A direct current motor, which is a kind of direct current rotating electrical machine, includes a stator, an armature, commutators, and brushes. Generally, the stator has a yoke case and a magnet. The armature and the commutator are fixed to an outer peripheral portion of a rotating shaft of the direct current motor to form a rotator. The brush is fixed to the stator side to supply direct current to the rotator. The brushes are often held by a brush holder mounted to an opening of the yoke case. The commutator receives the direct current through the brushes to switch the direction of the current flowing in armature coils. Consequently, continuous torque is generated in the armature, and the rotator rotates.
The brush makes a mechanical sliding contact with the commutator, and the polarity is frequently switched depending on the rotation speed of the rotator. Thus, spark discharge occurs in the sliding contact portion of the brush and the commutator, and electromagnetic noise occurs due to impulse voltage caused by the spark discharge. In order to restrain the electromagnetic noise influencing an electric circuit located in the vicinity of the direct current motor, a noise filter is often provided in a circuit that connects the brushes with the direct current source. FIG. 11A shows an example of a circuit in which a capacitor C1, connected in parallel with the direct current source VM, is provided as a noise filter. FIG. 11B shows another example of a circuit, in which the capacitor C1 and choke coils L (L1, L2) are provided. In the example, the capacitor C1 is connected in parallel with the direct current source VM, and the choke coils L (L1, L2) are connected in series with electric power supply lines of the positive and negative electrodes.

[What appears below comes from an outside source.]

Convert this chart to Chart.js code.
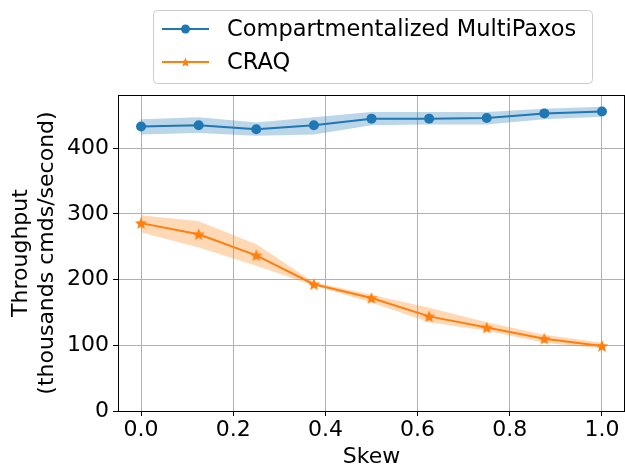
<!DOCTYPE html>
<html lang="en">
<head>
  <meta charset="UTF-8">
  <title>Throughput vs Skew</title>
  <style>
    body { margin: 0; background: #fff; }
    #chartContainer { position: relative; width: 625px; height: 468px; }
  </style>
  <script src="https://cdn.jsdelivr.net/npm/chart.js"></script>
</head>
<body>
  <div id="chartContainer">
    <canvas id="chartCanvas" width="625" height="468"></canvas>
  </div>

  <script>
    // data
    const skew = [0, 0.125, 0.25, 0.375, 0.5, 0.625, 0.75, 0.875, 1.0];
    const paxos = [433, 435, 429, 435, 445, 445, 446, 453, 456];
    const paxosLo = [421, 423, 419, 421, 435, 436, 436, 444, 448];
    const paxosHi = [444, 447, 439, 447, 455, 455, 455, 460, 463];
    const craq = [286, 269, 237, 193, 172, 144, 127, 110, 99];
    const craqLo = [272, 249, 221, 191, 165, 135, 122, 104, 95];
    const craqHi = [298, 289, 254, 196, 177, 157, 135, 116, 104];
    const seriesNames = ['Compartmentalized MultiPaxos', 'CRAQ'];
    const xTicks = [0, 0.2, 0.4, 0.6, 0.8, 1.0];
    const yTicks = [0, 100, 200, 300, 400];

    const BLUE = '#1f77b4';
    const ORANGE = '#ff7f0e';
    const FONT = 'DejaVu Sans';
    const FS = 22;

    // filled star marker, chart.js 'star' is only an asterisk
    function drawStar(ctx, cx, cy, r) {
      ctx.beginPath();
      for (let i = 0; i < 10; i++) {
        const rad = i % 2 === 0 ? r : r * 0.45;
        const a = -Math.PI / 2 + i * Math.PI / 5;
        const x = cx + rad * Math.cos(a);
        const y = cy + rad * Math.sin(a);
        if (i === 0) ctx.moveTo(x, y); else ctx.lineTo(x, y);
      }
      ctx.closePath();
      ctx.fill();
    }
    const starImg = document.createElement('canvas');
    starImg.width = 14;
    starImg.height = 14;
    {
      const c = starImg.getContext('2d');
      c.fillStyle = ORANGE;
      drawStar(c, 7, 7.5, 6.5);
    }

    function pts(ys) {
      return skew.map((x, i) => ({ x: x, y: ys[i] }));
    }

    // frame + legend box like matplotlib
    const extras = {
      id: 'extras',
      afterDraw(chart) {
        const ctx = chart.ctx;
        const a = chart.chartArea;
        ctx.save();
        ctx.strokeStyle = '#000';
        ctx.lineWidth = 1;
        ctx.beginPath();
        ctx.moveTo(a.left, a.top + 0.5);
        ctx.lineTo(a.right, a.top + 0.5);
        ctx.moveTo(a.right - 0.5, a.top);
        ctx.lineTo(a.right - 0.5, a.bottom);
        ctx.stroke();

        // legend
        const bx = 153.5, by = 10.5, bw = 439, bh = 73;
        ctx.fillStyle = 'rgba(255,255,255,0.8)';
        ctx.strokeStyle = '#cccccc';
        ctx.beginPath();
        ctx.roundRect(bx, by, bw, bh, 4);
        ctx.fill();
        ctx.stroke();

        const rows = [29, 62];
        const colors = [BLUE, ORANGE];
        ctx.lineWidth = 2;
        rows.forEach((y, i) => {
          ctx.strokeStyle = colors[i];
          ctx.beginPath();
          ctx.moveTo(162, y);
          ctx.lineTo(209, y);
          ctx.stroke();
          if (i === 0) {
            ctx.fillStyle = BLUE;
            ctx.beginPath();
            ctx.arc(185.5, y, 4.5, 0, Math.PI * 2);
            ctx.fill();
          } else {
            ctx.fillStyle = ORANGE;
            drawStar(ctx, 185.5, y + 0.5, 5);
          }
          ctx.fillStyle = '#000';
          ctx.font = '22.5px "' + FONT + '"';
          ctx.textBaseline = 'middle';
          ctx.fillText(seriesNames[i], 227, y + 1);
        });
        ctx.restore();
      }
    };

    const ctx = document.getElementById('chartCanvas').getContext('2d');
    const chart = new Chart(ctx, {
      type: 'scatter',
      data: {
        datasets: [
          { data: pts(paxos), showLine: true, borderColor: BLUE, backgroundColor: BLUE,
            borderWidth: 2, pointRadius: 5, pointBorderWidth: 0, order: 0, fill: false },
          { data: pts(craq), showLine: true, borderColor: ORANGE, backgroundColor: ORANGE,
            borderWidth: 2, pointStyle: starImg, order: 0, fill: false },
          { data: pts(paxosLo), showLine: true, borderWidth: 0, pointRadius: 0, fill: false, order: 1 },
          { data: pts(paxosHi), showLine: true, borderWidth: 0, pointRadius: 0, order: 1,
            fill: '-1', backgroundColor: 'rgba(31,119,180,0.3)' },
          { data: pts(craqLo), showLine: true, borderWidth: 0, pointRadius: 0, fill: false, order: 1 },
          { data: pts(craqHi), showLine: true, borderWidth: 0, pointRadius: 0, order: 1,
            fill: '-1', backgroundColor: 'rgba(255,127,14,0.3)' }
        ]
      },
      plugins: [extras],
      options: {
        responsive: false,
        animation: false,
        layout: { autoPadding: false, padding: { top: 95, left: 0, right: 0, bottom: 0 } },
        plugins: {
          legend: { display: false },
          tooltip: { enabled: false },
          filler: { drawTime: 'beforeDatasetsDraw' }
        },
        scales: {
          x: {
            type: 'linear',
            min: -0.05,
            max: 1.05,
            afterBuildTicks: s => { s.ticks = xTicks.map(v => ({ value: v })); },
            afterFit: s => { s.height = 57; s.paddingLeft = 0; s.paddingRight = 0; },
            grid: { color: '#b0b0b0', lineWidth: 1, tickColor: '#000', tickLength: 5 },
            border: { color: '#000', width: 1 },
            ticks: { color: '#000', font: { family: FONT, size: FS, lineHeight: 1.0 }, padding: 3,
              maxRotation: 0, callback: v => v.toFixed(1) },
            title: { display: true, text: 'Skew', color: '#000',
              font: { family: FONT, size: FS, lineHeight: 1.0 }, padding: { top: 0, bottom: 0 } }
          },
          y: {
            min: 0,
            max: 481,
            afterBuildTicks: s => { s.ticks = yTicks.map(v => ({ value: v })); },
            afterFit: s => { s.width = 118; },
            grid: { color: '#b0b0b0', lineWidth: 1, tickColor: '#000', tickLength: 5 },
            border: { color: '#000', width: 1 },
            ticks: { color: '#000', font: { family: FONT, size: FS }, padding: 4 },
            title: { display: true, text: ['Throughput', '(thousands cmds/second)'], color: '#000',
              font: { family: FONT, size: FS, lineHeight: 1.15 }, padding: { top: 9, bottom: 0 } }
          }
        }
      }
    });
  </script>
</body>
</html>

When a comparison is made with the same motors, an amount and energy of the electromagnetic noise vary depending on an operation environment such as the load or the rotation speed of the motor. Further, the effect on a circuit caused by the electromagnetic noise varies depending on an environment that the motor is located. For example, the effect on a circuit caused by the electromagnetic noise varies depending on whether another electric circuit is located in the vicinity of the direct current motor, or whether a member such as a metal plate, serving as a shield against the electromagnetic noise, is located in the vicinity of the direct current motor. Hence, the noise filter including the choke coils, shown in FIG. 11B, is not always necessary, and the configuration of the noise filter should be selected according to the operation and locating environments. In case of a component such as the capacitor C1, which is connected in parallel with the circuit (the direct current source VM), it would be easy to determine whether or not to mount the component on the circuit at the time of production. On the other hand, if a component such as the choke coil L1 or L2, which is connected in series with the circuit, is not mounted, the circuit is disconnected. In order to avoid the situation, a different kind of brush holder, in particular, a different kind of terminal, needs to be used.
In JP 2003-79109A, a brush holder is proposed in view of the above circumstances. A noise filter using the choke coils, which is similar to that of FIG. 1B, may be mounted in the brush holder. In addition, whether or not to mount the choke coils may be determined at the time of the production. According to JP 2003-79109A, the brush holder is configured so as to accommodate a current carrying member, either a terminal plate or the choke coil, in each choke coil accommodating portion of the brush holder. Since the terminal plate functions as a conducting path, the circuit shown in FIG. 11A is formed by mounting the terminal plates to the circuit configured as shown in FIG. 11B, instead of the choke coils.
The brush holder disclosed in JP 2003-79109A is excellent in that the same brush holder may be used irrespective of the presence or absence of the choke coils. However, a disadvantage lies in the fact that when the choke coils are not needed and the cost and the man hours may be saved, the terminal plates need to be mounted in the brush holder. The cost of the terminal plates is required and the man hours are not reduced. Consequently, the reduction effect of the production cost is limited. The similar disadvantage occurs in the direct current dynamo which is a kind of the direct current rotating electrical machine.
A need exists for a brush holder which is not susceptible to the drawback mentioned above.